The IPCC report from last year said that climate change would produce “severe, widespread, and irreversible impacts” if not reduced, and a report in the journal Nature this year showed that 85 per cent of tar sands must remain in the ground to avoid a 2 degree rise.

As the Globe and Mail explained, “Domestic estimates of Alberta’s oil reserves come in at about 168 billion barrels, with hundreds of billions more available for extraction if future oil prices make the resource more attractive. The study uses a more conservative estimate of 48 billion barrels as the current reserve and then finds that only 7.5 billion barrels of that, or about 15 per cent, can be used by 2050 as part of the global allotment of fossil-fuel use in a two-degree scenario." The Council of Canadians have done the math: “The proposed Keystone XL, Northern Gateway, Energy East, Trans Mountain and Arctic Gateway pipelines. Together, those pipelines would move about 3.45 million barrels of oil per day or about 1.26 billion barrels a year. If all of these pipelines were to become operational, they would exceed the 7.5 billion barrel limit noted in this British study in less than six years.”

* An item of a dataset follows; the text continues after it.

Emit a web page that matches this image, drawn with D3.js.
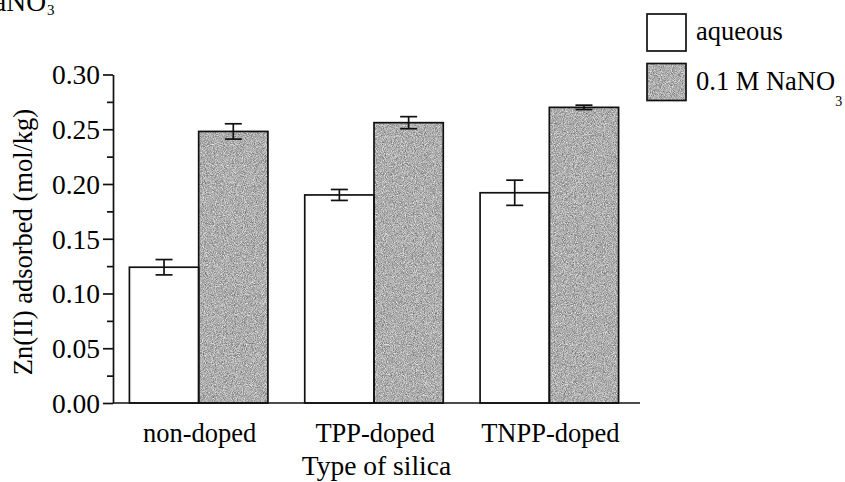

So this is an urgent question, and what happens in Canada will have a major impact on the global climate. As NASA scientist James Hansen explained: “If Canada proceeds, and we do nothing, it will be game over for the climate.” But this risk is not evenly distributed. When Hurricane Katrina hit New Orleans it disproportionately affected poor and racialized communities. Hurricane Sandy and typhoon Haiyan’s destruction in Haiti/Philippines is linked to the history of colonialism and imperialism in the region. Tar sands disproportionately affect indigenous communities, including the Athabasca Chippewyan First Nation at ground zero, Aamjiwnaang First Nation surrounded by refineries in Chemical Valley, and Chippewas of the Thames whose territory Line 9 crosses (and who are appealing its reversal).

Tar sands economics

For years we’ve been told to ignore climate change and communities affected because of the economy. But the falling price of oil from $100 to $60/barrel has burst that bubble. The profit-squeeze on the tar sands is, unfortunately, not because oil demand has been decimated by a shift to a green economy or massive demilitarization.

Oil prices have fallen because the US has massively increased natural gas from fracking; Saudi Arabia has refused to cut its output to maintain prices; and economic stagnation around the world has also reduced demand. None of these on their own promote alternatives and low prices won’t automatically put an end to the tar sands. Despite myths of the “free market,” the tar sands only emerged with government intervention—both Tory and Liberal. As the Globe and Mail explained: “In the mid-1990s, with oil prices at depressed levels, the Liberal government of Jean Chrétien had to provide tax breaks to rescue the industry, in particular the two major oil sands producers, Suncor and Syncrude Canada Ltd. It wasn’t until international crude prices began to soar in 2003–reflecting war in the Middle East and the rise in China’s demand–that the oil sands sector found firm economic footing and expansion began in earnest.”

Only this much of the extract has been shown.